Trop souvent, Kratos aura tendance à faire face au mauvais adversaire. En somme, lors des combats singuliers, les joutes se font très agréables. Avec plus d'un ennemi, ce n'est pas si évident du tout.
Sans rire, on spoile bien par ici
Avis aux personnes n'ayant pas encore joué au jeu, ici, ça va spoiler. On vous recommande donc fortement de passer directement à la note si vous n'avez pas dans l'idée de connaître certains tenants et aboutissants de God of War Ragnarök avant d'y jouer.
Psychologie et guerre font bon ménage dans God of War Ragnarök
Si pendant l'essentiel de l'aventure, le jeu de Santa Monica brille, certains moments laissent un peu perplexe. Dans l'aspect humain, tout d'abord, où le triple A alterne le bon et le moins bon. Si certaines réactions paraissent authentiques, d'autres le sont beaucoup moins.
À ce titre, l'attitude d'Atreus après la mort d'un des membres du groupe est assez mal traitée, trop abrupte. Il eût sans doute été bon d'effectuer une ellipse, ou au moins de dormir un coup avant d'aborder cette thématique du deuil.
En contrepartie, la famille de Thor, avec Thrüd et Sif, se révèle parfaitement touchante dans ses thématiques. Apercevoir des antagonistes aussi humains est un petit tour de force, que l'on n'avait pas vu depuis, tiens, The Last of Us Part 2.
Et que dire d'Odin, loin de l'image que l'on pouvait se faire du Père de Tout ? Autant dans l'interprétation que dans la caractérisation, l'ennemi principal de God of War Ragnarök est réussi, quasiment de bout en bout, à un twist "un poil" forcé sur la fin.
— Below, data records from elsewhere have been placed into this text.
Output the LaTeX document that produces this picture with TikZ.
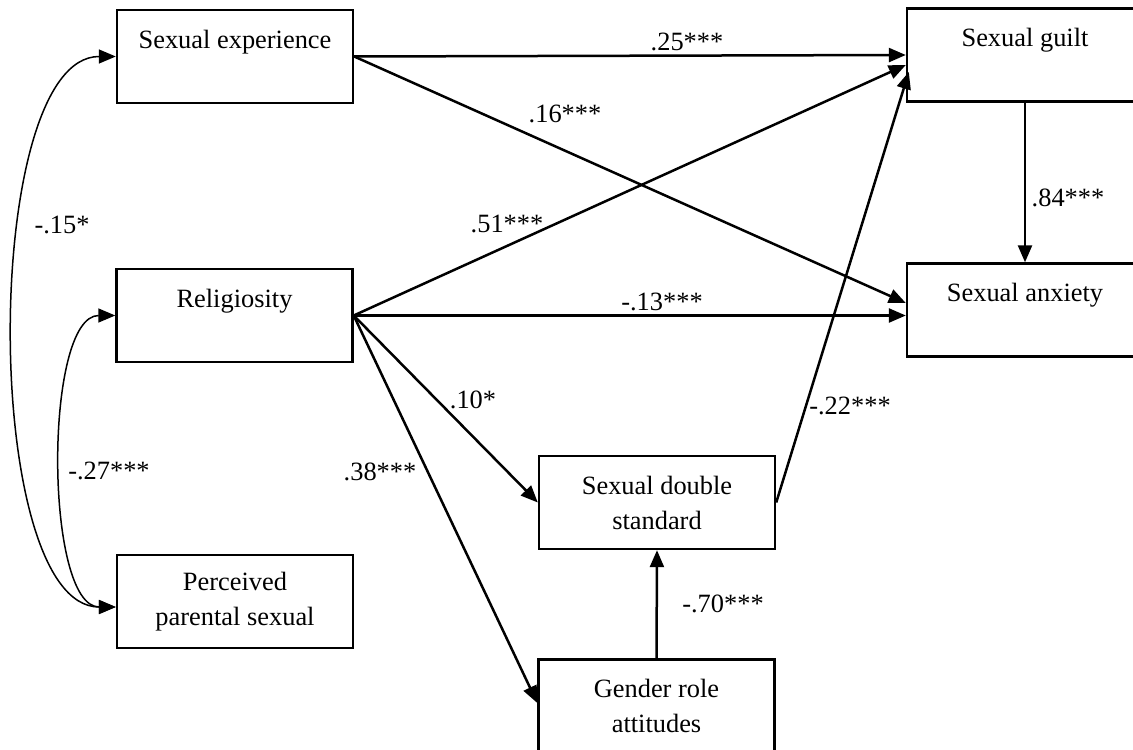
\documentclass[tikz,border=0pt]{standalone}
\usepackage{fontspec}
\setmainfont{Liberation Serif}
\usepackage{tikz}
\usetikzlibrary{arrows.meta}

\begin{document}
\begin{tikzpicture}
	[x=0.5pt, y=-0.5pt, font=\fontsize{13.2}{17.5}\selectfont, inner sep=0pt,
	measure/.style	= {rectangle, draw, line width=1.2pt, align=center, minimum width=118pt, minimum height=46.5pt},
	paths/.style	= {-{Triangle[length=8.5pt,width=7pt]}, line width=1.25pt},
	covar/.style	= {{Triangle[length=8.5pt,width=7pt]}-{Triangle[length=8.5pt,width=7pt]}, line width=0.75pt},
	coef/.style	= {inner sep=0pt}]
	
	\useasboundingbox [fill=white] (0, 0) rectangle (1133, 749);
	\clip (0, 0) rectangle (1133, 749);
	
	\node at (235, 56.5)	[measure]	(exp)	{Sexual experience\\~};
	\node at (234.5, 315.5)	[measure]	(rel)	{Religiosity\\~};
	\node at (235, 601.5)	[measure]	(par)	{Perceived\\parental sexual};
	
	\node at (1025, 55)		[measure]	(guilt)	{Sexual guilt\\~};
	\node at (1025, 310)	[measure]	(anx)	{Sexual anxiety\\~};
	
	\node at (657, 502.5)	[measure]	(dbl)	{Sexual double\\standard};
	\node at (656.5, 706)	[measure]	(gen)	{Gender role\\attitudes};
	
	\draw [paths] (exp.east) -- (guilt.west);
	\draw [paths] (exp.east) -- ([yshift=3.5pt]anx.west);
	\draw [paths] (rel.east) -- ([yshift=-5pt]guilt.west);
	\draw [paths] (rel.east) -- (rel.east -| anx.west);
	\draw [paths] (rel.east) -- (dbl.west);
	\draw [paths] (rel.east) -- ([yshift=1.5pt]gen.west);
	\draw [paths] (dbl.east) -- ([xshift=1.5pt, yshift=-8.5pt]guilt.west);
	\draw [paths] (gen.north) -- (dbl.south);
	\draw [paths] (guilt.south) -- (anx.north);
	
	\draw [covar] (exp.west) to[out=180, in=180, looseness=0.63] ([yshift=-2.75pt]par.west);
	\draw [covar] (rel.west) to[out=180, in=180, looseness=0.63] ([yshift=-2.75pt]par.west);
	
	\node at (687, 42)		[coef]	(c1)	{.25***};
	\node at (565, 114)		[coef]	(c2)	{.16***};
	\node at (507, 224)		[coef]	(c3)	{.51***};
	\node at (662, 302)		[coef]	(c4)	{-.13***};
	\node at (473, 400)		[coef]	(c5)	{.10*};
	\node at (380, 472)		[coef]	(c6)	{.38***};
	\node at (850, 406)		[coef]	(c7)	{-.22***};
	\node at (723, 604)		[coef]	(c8)	{-.70***};
	\node at (1068, 198)	[coef]	(c9)	{.84***};
	\node at (62, 225)		[coef]	(c10)	{-.15*};
	\node at (109, 471)		[coef]	(c11)	{-.27***};
\end{tikzpicture}
\end{document}
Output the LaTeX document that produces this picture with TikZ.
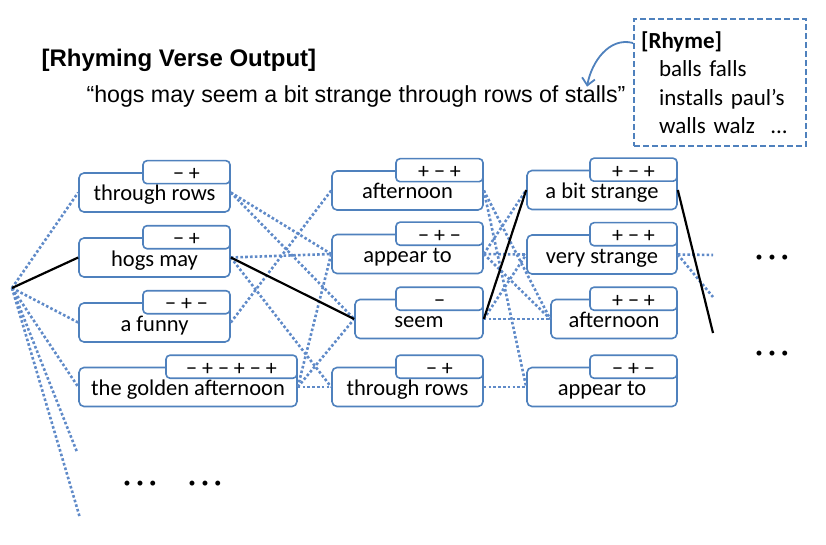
\documentclass[tikz,border=0pt]{standalone}
\usepackage{fontspec}
\setmainfont{Carlito}
\newfontfamily\arial{Liberation Sans}
\usetikzlibrary{arrows.meta}
\definecolor{bleu}{RGB}{79,129,189}
\definecolor{bleupt}{RGB}{95,138,200}

\tikzset{
  mot/.style={draw=bleu, line width=1.6pt, rounded corners=5pt, fill=white,
    minimum height=39pt, inner sep=2pt, font=\fontsize{22.5}{24}\selectfont,
    text height=19pt, text depth=2pt},
  signe/.style={draw=bleu, line width=1.6pt, rounded corners=4pt, fill=white,
    minimum height=23pt, minimum width=87pt, inner sep=0pt, anchor=east,
    font=\fontsize{22}{24}\selectfont, text height=17pt, text depth=0pt},
  lien/.style={draw=bleupt, line width=2.6pt, dash pattern=on 2.6pt off 2.2pt},
  chemin/.style={draw=black, line width=2.2pt},
  fleche/.style={draw=bleu, line width=1.8pt, -{Straight Barb[length=7pt,width=13pt]}},
  etc/.style={font=\fontsize{14}{14}\selectfont, inner sep=0pt},
}

\begin{document}
\begin{tikzpicture}[x=1pt, y=-1pt]
\useasboundingbox (0,0) rectangle (826,545);

% Titre et vers produit
\node[font=\arial\bfseries\fontsize{24}{26}\selectfont, anchor=west] (titre) at (38,60) {[Rhyming Verse Output]};
\node[font=\arial\fontsize{23.2}{25}\selectfont, anchor=west] (vers) at (83,97) {“hogs may seem a bit strange through rows of stalls”};

% Cadre des rimes
\node[draw=bleu, line width=2.2pt, dash pattern=on 6pt off 3pt, anchor=north west,
  minimum width=172pt, minimum height=127pt, text width=158pt, inner xsep=7pt,
  align=left, font=\fontsize{23}{28.5}\selectfont] (rime) at (633,18)
  {\textbf{[Rhyme]}\\\hspace*{18pt}balls falls\\\hspace*{18pt}installs paul’s\\\hspace*{18pt}walls walz\ \ ...};
\draw[fleche] ([yshift=-25pt]rime.north west) to[out=165,in=80] ([xshift=-42pt,yshift=-4pt]vers.north east);

% Points libres
\coordinate (racine) at (12,288);
\coordinate (bas1) at (77,452);
\coordinate (bas2) at (80,518);
\coordinate (fin1) at (713,255);
\coordinate (fin2) at (713,297);
\coordinate (fin3) at (713,333);

% Colonne 1
\node[mot, minimum width=151pt] (m11) at (154.5,192.5) {through rows};
\node[signe] (s11) at (m11.north east) {− +};
\node[mot, minimum width=151pt] (m12) at (154.5,257.5) {hogs may};
\node[signe] (s12) at (m12.north east) {− +};
\node[mot, minimum width=151pt] (m13) at (154.5,322.5) {a funny};
\node[signe] (s13) at (m13.north east) {− + −};
\node[mot, minimum width=218pt] (m14) at (188,387) {the golden afternoon};
\node[signe, minimum width=131pt] (s14) at (m14.north east) {− + − + − +};

% Colonne 2
\node[mot, minimum width=151pt] (m21) at (407.5,190.5) {afternoon};
\node[signe] (s21) at (m21.north east) {+ − +};
\node[mot, minimum width=151pt] (m22) at (407.5,254) {appear to};
\node[signe] (s22) at (m22.north east) {− + −};
\node[mot, minimum width=128pt] (m23) at (419,319) {seem};
\node[signe] (s23) at (m23.north east) {−};
\node[mot, minimum width=151pt] (m24) at (407.5,387) {through rows};
\node[signe] (s24) at (m24.north east) {− +};

% Colonne 3
\node[mot, minimum width=150pt] (m31) at (602,190) {a bit strange};
\node[signe] (s31) at (m31.north east) {+ − +};
\node[mot, minimum width=150pt] (m32) at (602,254.5) {very strange};
\node[signe] (s32) at (m32.north east) {+ − +};
\node[mot, minimum width=126pt] (m33) at (614,319) {afternoon};
\node[signe] (s33) at (m33.north east) {+ − +};
\node[mot, minimum width=150pt] (m34) at (602,387) {appear to};
\node[signe] (s34) at (m34.north east) {− + −};

% Suites
\node[etc] (etc1) at (772,258) {•\hspace{6pt}•\hspace{6pt}•};
\node[etc] (etc2) at (772,354) {•\hspace{6pt}•\hspace{6pt}•};
\node[etc] (etc3) at (140,484) {•\hspace{6pt}•\hspace{6pt}•};
\node[etc] (etc4) at (205,484) {•\hspace{6pt}•\hspace{6pt}•};

% Liens pointillés
\draw[lien] (racine) -- (m11.west);
\draw[lien] (racine) -- (m13.west);
\draw[lien] (racine) -- (m14.west);
\draw[lien] (racine) -- (bas1);
\draw[lien] (racine) -- (bas2);
\draw[lien] (m11.east) -- (m22.west);
\draw[lien] (m11.east) -- (m23.west);
\draw[lien] (m12.east) -- (m22.west);
\draw[lien] (m12.east) -- (m24.west);
\draw[lien] (m13.east) -- (m21.west);
\draw[lien] (m14.east) -- (m22.west);
\draw[lien] (m14.east) -- (m23.west);
\draw[lien] (m14.east) -- (m24.west);
\draw[lien] (m21.east) -- (m33.west);
\draw[lien] (m21.east) -- (m34.west);
\draw[lien] (m22.east) -- (m31.west);
\draw[lien] (m22.east) -- (m32.west);
\draw[lien] (m22.east) -- (m33.west);
\draw[lien] (m23.east) -- (m32.west);
\draw[lien] (m23.east) -- (m33.west);
\draw[lien] (m24.east) -- (m34.west);
\draw[lien] (m32.east) -- (fin1);
\draw[lien] (m32.east) -- (fin2);

% Chemin retenu
\draw[chemin] (racine) -- (m12.west);
\draw[chemin] (m12.east) -- (m23.west);
\draw[chemin] (m23.east) -- (m31.west);
\draw[chemin] (m31.east) -- (fin3);
\end{tikzpicture}
\end{document}
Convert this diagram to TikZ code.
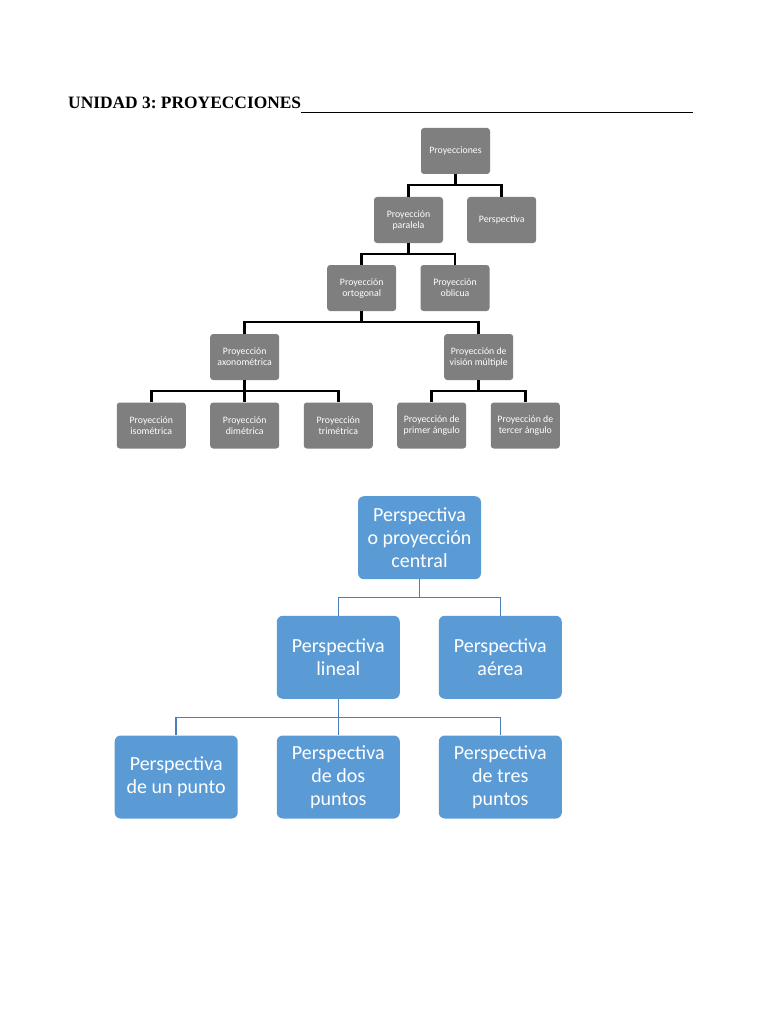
\documentclass[tikz,border=0pt]{standalone}
\usepackage{fontspec}
\setmainfont{Carlito}
\newfontfamily\titlefont{Liberation Serif}
\definecolor{boxgray}{HTML}{7F7F7F}
\definecolor{boxblue}{HTML}{5B9BD5}
\definecolor{lineblue}{HTML}{4A7EBB}
\frenchspacing
\begin{document}
\begin{tikzpicture}[x=1pt,y=-1pt,
  gbox/.style={fill=boxgray,draw=none,rounded corners=3pt,minimum width=69pt,minimum height=46pt,
    text=white,align=center,inner sep=1pt,font=\fontsize{9.8}{11}\selectfont},
  bbox/.style={fill=boxblue,draw=none,rounded corners=6pt,minimum width=123pt,minimum height=83pt,
    text=white,align=center,inner sep=1pt,font=\fontsize{20}{22.7}\selectfont},
  gline/.style={draw=black,line width=2.5pt},
  bline/.style={draw=lineblue,line width=1.5pt}]
\useasboundingbox[fill=white] (0,0) rectangle (768,1024);
% title
\node[anchor=base west,inner sep=0pt,font=\titlefont\bfseries\fontsize{17.4}{20}\selectfont] (title) at (68,109) {UNIDAD 3: PROYECCIONES};
\coordinate (ulend) at (693.3,112.7);
\draw[line width=1.3pt] (title.base east |- ulend) -- (ulend);
% gray tree
\node[gbox] (proy) at (455.5,151) {Proyecciones};
\node[gbox] (par) at (408.5,220) {Proyección\\paralela};
\node[gbox] (persp) at (501.7,220) {Perspectiva};
\node[gbox] (orto) at (361.7,288) {Proyección\\ortogonal};
\node[gbox] (obli) at (455,288) {Proyección\\oblicua};
\node[gbox] (axo) at (244.7,357) {Proyección\\axonométrica};
\node[gbox] (vis) at (478.7,357) {Proyección de\\visión múltiple};
\node[gbox] (iso) at (151.3,425.5) {Proyección\\isométrica};
\node[gbox] (dim) at (244.7,425.5) {Proyección\\dimétrica};
\node[gbox] (tri) at (338.3,425.5) {Proyección\\trimétrica};
\node[gbox] (pri) at (431.7,425.5) {Proyección de\\primer ángulo};
\node[gbox] (ter) at (525.3,425.5) {Proyección de\\tercer ángulo};
\foreach \p/\c in {proy/par,proy/persp,par/orto,par/obli,orto/axo,orto/vis,axo/iso,axo/dim,axo/tri,vis/pri,vis/ter}
  \draw[gline] (\p.south) -- ++(0,11) -| (\c.north);
% blue tree
\node[bbox] (cen) at (419.5,537.7) {Perspectiva\\o proyección\\central};
\node[bbox] (lin) at (338.3,657.3) {Perspectiva\\lineal};
\node[bbox] (aer) at (500.3,657.3) {Perspectiva\\aérea};
\node[bbox] (uno) at (176.2,777) {Perspectiva\\de un punto};
\node[bbox] (dos) at (338.3,777) {Perspectiva\\de dos\\puntos};
\node[bbox] (tres) at (500.3,777) {Perspectiva\\de tres\\puntos};
\foreach \p/\c in {cen/lin,cen/aer,lin/uno,lin/dos,lin/tres}
  \draw[bline] (\p.south) -- ++(0,18.3) -| (\c.north);
\end{tikzpicture}
\end{document}
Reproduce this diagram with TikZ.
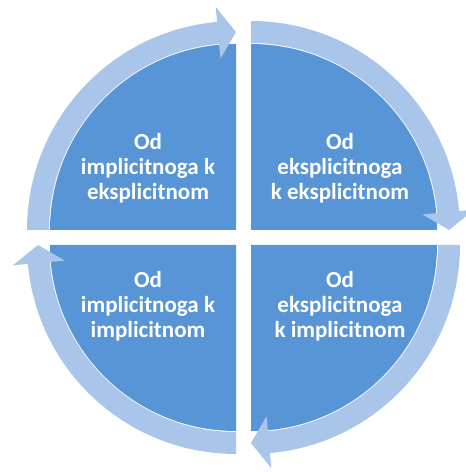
\documentclass[tikz,border=0pt]{standalone}
\usepackage{fontspec}
\setmainfont{Carlito}
\usetikzlibrary{calc}
\definecolor{quadblue}{RGB}{88,149,214}
\definecolor{bandblue}{RGB}{170,197,234}
\tikzset{
  quad/.style={fill=quadblue},
  band/.style={fill=bandblue},
  lbl/.style={text=white, font=\bfseries\fontsize{23}{25}\selectfont, align=center, inner sep=0pt}
}
\begin{document}
\begin{tikzpicture}[x=1pt,y=1pt]
\useasboundingbox (0,0) rectangle (466,472);
\pgfmathsetmacro{\ri}{187}
\pgfmathsetmacro{\ro}{209}
\pgfmathsetmacro{\rc}{198}
\pgfmathsetmacro{\hw}{26}
\pgfmathsetmacro{\ha}{5.2}
\foreach \cx/\cy/\s in {236/242/180, 251/242/90, 251/227/0, 236/227/270}{
  \begin{scope}[shift={(\cx pt,\cy pt)}]
    \pgfmathsetmacro{\e}{\s-90}
    \pgfmathsetmacro{\b}{\s-90+\ha}
    \fill[quad] (0,0) -- (\s:186pt) arc[start angle=\s, end angle=\e, radius=186pt] -- cycle;
    \fill[band] (\s:\ro pt) arc[start angle=\s, end angle=\b, radius=\ro pt]
      -- (\b:\rc pt+\hw pt) -- (\e:\rc pt) -- (\b:\rc pt-\hw pt)
      -- (\b:\ri pt) arc[start angle=\b, end angle=\s, radius=\ri pt] -- cycle;
  \end{scope}
}
\node[lbl] (tl) at (148,304) {Od\\implicitnoga k\\eksplicitnom};
\node[lbl] (tr) at (340,304) {Od\\eksplicitnoga\\k eksplicitnom};
\node[lbl] (bl) at (148,166) {Od\\implicitnoga k\\implicitnom};
\node[lbl] (br) at (340,166) {Od\\eksplicitnoga\\k implicitnom};
\end{tikzpicture}
\end{document}
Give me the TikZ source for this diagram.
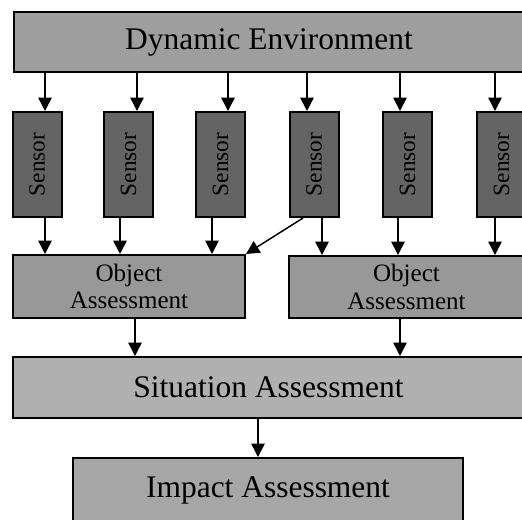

Quelques incohérences émaillent le parcours de Kratos et son fils Atreus
Par ailleurs, des questions restent en suspens, certaines issues de l'épisode 2018, d'autres spécifiques à cet opus. Dans le reboot, qui donc a soufflé dans le cor du serpent, à Midgard, alors que Kratos et son fils se promenaient sur le lac des neuf ? Comment le dieu grec a-t-il fait pour rejoindre les terres nordiques ? Pourquoi peut-on geler de l'eau en mouvement, et pas des petites flaques ?
Et, bon sang, qui écrit dans le Codex ? Si auparavant cette fonction était dévolue à Atreus, allant de pair avec les dessins, ici, les rédacteurs semblent ci Kratos, ça Mimir, ou encore là Atreus.
Certains défauts issus du précédent God of War sont ici réitérés. Il peut paraître rageant de voir Kratos se hisser au-dessus d'une falaise et être pitoyablement bloqué par un petit talus de terre, obligeant à emprunter un autre passage.
On dira que c'est ici le prix de l'excellence en matière de mise en scène. S'il demeure linéaire, la production de Santa Monica lorgne plus que jamais sur l'open-world, ou plus justement le metroidvania.
Mais parfois, à se vouloir trop riche, God of War Ragnarök se disperse dans le chaos de l'Apocalypse.